İnternet fırsat mı tehdit mi?

HRANT Dink cinayetinden çocuk pornosuna, boşanmalardan kredi kartı soygunlarına kadar son günlerde gündemimizi işgal eden hemen her konunun bir internet bağlantısı var.

Türkiye gibi bir ülkede hızlı iletişime altyapısız yakalanmanın iyi ve kötü yanları olması doğal. Türkiye’de 19 milyon MSN kullanıcısı olduğunu öğrenmek, benim gibi sizi de şaşırtabilir. MSN, Microsoft firmasının anında "chat"leşme yani karşılıklı olarak yazılı sohbet programına verilen ad. Ayrıca MSN kullananlar, sistem kapalı iken de elektronik posta alma imkánına sahipler.

Ortalama eğitim düzeyi beş yılı aşmayan 70 milyonluk bir ülkede, 19 milyon MSN’ci olması çok yüksek ve bir o kadar da anlamlı bir rakam. 19 milyon kişi MSN’den ne konuşur, birbirine ne anlatır? Şimdilik bu sorunun güvenilir bir yanıtı olması için yeterince araştırma yapılmış değil. Tek bildiğimiz, akşamları televizyonda seyrettiklerimizin binlerce katının internette dolaşıyor olması.

* * *

Yeterli eğitim ve donanım olmayınca Türkiye’nin "saf" insanları internetteki yazışmalardan çok çabuk etkileniyor. Hep suçlu arıyoruz; ama bizim gibi aşamalardan geçmeden bilgi teknolojilerine bu kadar hızlı giren bir ülkede böyle olması normal. O halde buradan çıkması gereken sonuç nedir? Herhalde internet kafeleri kapattırmak değil. Bu yüksek, hızlı ve etkin iletişim ortamını iyi şeyler için kullanmaya Türkiye’nin tüm kurumlarıyla kafasını yorması gerekiyor.

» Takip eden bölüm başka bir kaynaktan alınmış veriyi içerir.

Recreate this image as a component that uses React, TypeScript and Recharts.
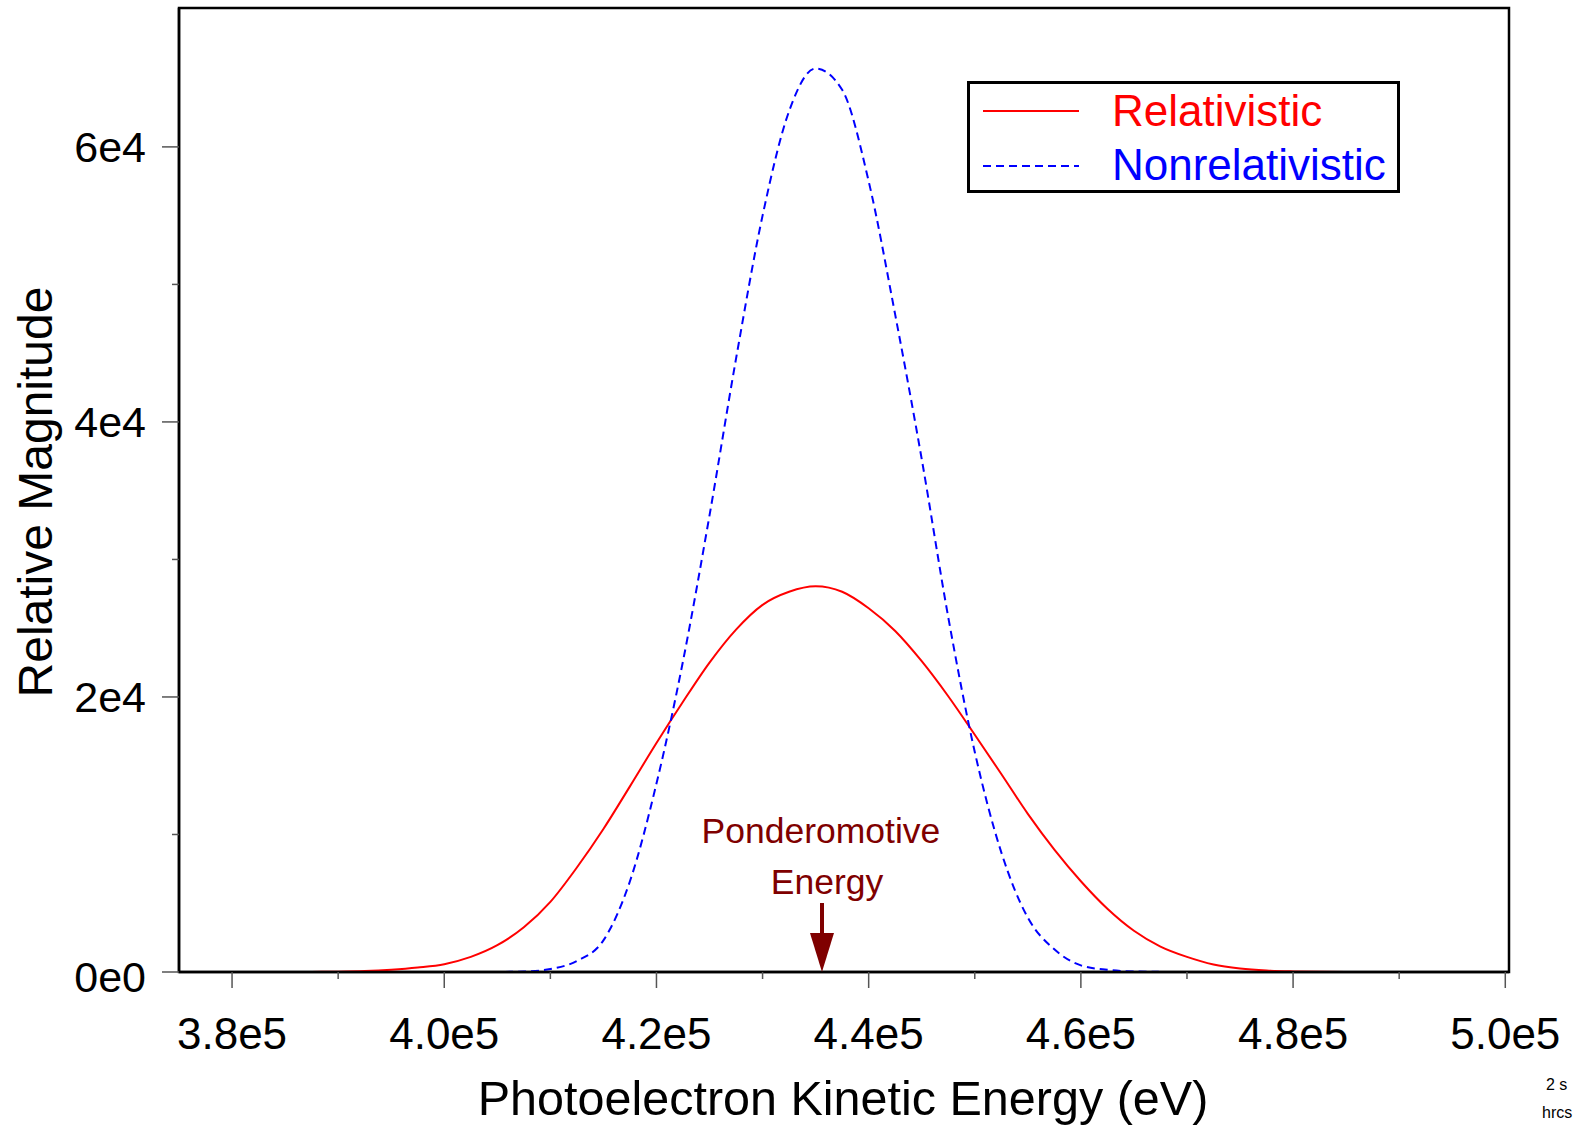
import React from 'react'
import { LineChart, Line, XAxis, YAxis, Legend, ReferenceArea, ReferenceDot } from 'recharts'

const FONT = '"Liberation Sans", Arial, Helvetica, sans-serif'

// photoelectron kinetic energy (eV)
const energies = [
  380000, 382500, 385000, 387500, 390000, 392500, 395000, 397500, 400000, 402500,
  405000, 407500, 410000, 412500, 415000, 417500, 420000, 422500, 425000, 427500,
  430000, 432500, 435000, 437500, 440000, 442500, 445000, 447500, 450000, 452500,
  455000, 457500, 460000, 462500, 465000, 467500, 470000, 472500, 475000, 477500,
  480000, 482500, 485000, 487500, 490000,
]

const relativistic = [
  0, 0, 2, 8, 25, 70, 170, 330, 570, 1100,
  1950, 3250, 5100, 7600, 10400, 13500, 16650, 19650, 22500, 24900,
  26700, 27650, 28050, 27650, 26450, 24800, 22600, 20050, 17250, 14400,
  11500, 8900, 6600, 4600, 3000, 1850, 1100, 550, 260, 110,
  45, 15, 5, 0, 0,
]

const nonrelativistic = [
  0, 0, 0, 0, 0, 0, 0, 0, 0, 0,
  5, 30, 220, 800, 2300, 6600, 13700, 22600, 33200, 44600,
  55000, 62600, 65700, 64150, 57500, 47800, 37300, 25800, 16000, 8700,
  3950, 1650, 480, 160, 40, 8, 0, 0, 0, 0,
  0, 0, 0, 0, 0,
]

const xTicks = [380000, 390000, 400000, 410000, 420000, 430000, 440000, 450000, 460000, 470000, 480000, 490000, 500000]
const xMajor = [380000, 400000, 420000, 440000, 460000, 480000, 500000]
const yTicks = [0, 10000, 20000, 30000, 40000, 50000, 60000]
const yMajor = [0, 20000, 40000, 60000]

const ponderomotiveEnergy = 435600

const series = [
  { key: 'rel', name: 'Relativistic', color: '#ff0000', dash: undefined as string | undefined },
  { key: 'nonrel', name: 'Nonrelativistic', color: '#0000ff', dash: '8 5' },
]

const data = energies.map((e, i) => ({ e, rel: relativistic[i], nonrel: nonrelativistic[i] }))

const fmtX = (v: number) => `${(v / 1e5).toFixed(1)}e5`
const fmtY = (v: number) => (v === 0 ? '0e0' : `${v / 1e4}e4`)

const XTick = ({ x, y, payload }: any) => {
  const major = xMajor.includes(payload.value)
  return (
    <g>
      <line x1={x} x2={x} y1={y} y2={y + (major ? 16 : 7)} stroke="#555" strokeWidth={1.5} />
      {major && (
        <text x={x} y={y + 77} textAnchor="middle" fontSize={44} fill="#000" fontFamily={FONT}>
          {fmtX(payload.value)}
        </text>
      )}
    </g>
  )
}

const YTick = ({ x, y, payload }: any) => {
  const major = yMajor.includes(payload.value)
  return (
    <g>
      <line x1={x - (major ? 17 : 7)} x2={x} y1={y} y2={y} stroke="#555" strokeWidth={1.5} />
      {major && (
        <text x={x - 33} y={y + 15 + (payload.value === 0 ? 5 : 0)} textAnchor="end" fontSize={43} fill="#000" fontFamily={FONT}>
          {fmtY(payload.value)}
        </text>
      )}
    </g>
  )
}

const YTitle = ({ viewBox }: any) => {
  const cx = viewBox.x + viewBox.width - 127
  const cy = viewBox.y + viewBox.height / 2 + 2
  return (
    <text x={cx} y={cy} transform={`rotate(-90 ${cx} ${cy})`} textAnchor="middle" fontSize={48} fill="#000" fontFamily={FONT}>
      Relative Magnitude
    </text>
  )
}

const XTitle = ({ viewBox }: any) => (
  <text x={viewBox.x + viewBox.width / 2 - 1} y={viewBox.y + 143} textAnchor="middle" fontSize={48.5} fill="#000" fontFamily={FONT}>
    Photoelectron Kinetic Energy (eV)
  </text>
)

const Arrow = ({ cx, cy }: any) => (
  <g fontFamily={FONT} fill="#7f0000">
    <text x={cx - 1} y={cy - 129} textAnchor="middle" fontSize={35.5}>Ponderomotive</text>
    <text x={cx + 5} y={cy - 78} textAnchor="middle" fontSize={35.5}>Energy</text>
    <line x1={cx} x2={cx} y1={cy - 69} y2={cy - 37} stroke="#7f0000" strokeWidth={4} />
    <path d={`M${cx - 12},${cy - 39} L${cx + 12},${cy - 39} L${cx},${cy} Z`} fill="#7f0000" />
  </g>
)

const LegendBox = () => (
  <svg width={433} height={112} style={{ display: 'block' }}>
    <rect x={1.5} y={1.5} width={430} height={109} fill="#fff" stroke="#000" strokeWidth={3} />
    {series.map((s, i) => (
      <g key={s.key}>
        <line x1={16} x2={112} y1={30 + i * 55} y2={30 + i * 55} stroke={s.color} strokeWidth={2} strokeDasharray={s.dash} />
        <text x={145} y={45 + i * 54} fill={s.color} fontSize={44} fontFamily={FONT}>{s.name}</text>
      </g>
    ))}
  </svg>
)

export default function App() {
  return (
    <div style={{ position: 'absolute', left: 0, top: 0, width: 1577, height: 1125, background: '#fff', overflow: 'hidden', fontFamily: FONT }}>
      <LineChart width={1577} height={1125} data={data} margin={{ top: 8, right: 68, left: 119, bottom: 93 }}>
        <ReferenceArea x1={375000} x2={500350} y1={0} y2={70100} fill="none" stroke="#000" strokeWidth={2.5} />
        <XAxis
          type="number"
          dataKey="e"
          domain={[375000, 500350]}
          allowDataOverflow
          ticks={xTicks}
          interval={0}
          height={60}
          tickSize={0}
          tickMargin={0}
          tickLine={false}
          tick={<XTick />}
          axisLine={{ stroke: '#000', strokeWidth: 2.5 }}
          label={<XTitle />}
        />
        <YAxis
          type="number"
          domain={[0, 70100]}
          allowDataOverflow
          ticks={yTicks}
          interval={0}
          width={60}
          tickSize={0}
          tickMargin={0}
          tickLine={false}
          tick={<YTick />}
          axisLine={{ stroke: '#000', strokeWidth: 2.5 }}
          label={<YTitle />}
        />
        {series.map((s) => (
          <Line
            key={s.key}
            type="monotone"
            dataKey={s.key}
            name={s.name}
            stroke={s.color}
            strokeWidth={2}
            strokeDasharray={s.dash}
            dot={false}
            activeDot={false}
            isAnimationActive={false}
          />
        ))}
        <ReferenceDot x={ponderomotiveEnergy} y={0} shape={<Arrow />} />
        <Legend
          layout="vertical"
          align="center"
          verticalAlign="middle"
          content={<LegendBox />}
          wrapperStyle={{ left: 967, top: 81, width: 433, height: 112 }}
        />
      </LineChart>
      <div style={{ position: 'absolute', left: 1546, top: 1076, fontSize: 16, whiteSpace: 'nowrap' }}>2 s</div>
      <div style={{ position: 'absolute', left: 1542, top: 1104, fontSize: 16, whiteSpace: 'nowrap' }}>hrcs</div>
    </div>
  )
}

Madem ki internet ve MSN kullanım rakamları, bize insanlarımızın bilgi teknolojileri üzerinden bilgi almaya açık olduklarını gösteriyor, o zaman neden bu ortamdan yararlanılmasın? Örneğin, turizmde internetten rezervasyon oranı yüzde 22. Hem devlet, hem sivil toplum kuruluşları, hem de ticari kurumlar internetin oluşturduğu fırsatları kaçırmamalı.

* * *

Gazetelerin internet üzerinden takibi de iyi incelenmesi gereken bir olgu. Okur kendi gazetesini oluşturuyor. Herkes kendi genel yayın müdürlüğünü yapıyor.

Geçenlerde karşılaştığım bir okurum, benim İsmet Berkan ve Oray Eğin ile aynı gazetede yazı yazdığımı sanıyordu. İsimlere bir itirazım yok; ama okurumun bu algıya nasıl sahip olduğunu araştırdım ve internet faktöründen kaynaklandığını anladım. Okur kendi seçtiği yazarları okuyor ve hepsini aynı sanal gazetede bir araya getirmiş. Ayrıca Hürriyet’te sadece cumartesileri yazmama rağmen her gün yazdığımı ileri sürenler de var. Bu kişiler de internet okuru, yeni yazıya bakarken tarihe bakmadan eskilerini de tıklayanlar.

Öte yandan internetteki "Forum"larda entelektüel düzeyi çok yüksek tartışmalar geçiyor. Biz bu yeni Türk insanını gerçekten tanıyor muyuz? Birbirimizi gerçekten tanımaya hiçbir zaman fazla hevesli olmadık, umarım internet bağlamında da aynısı olmaz.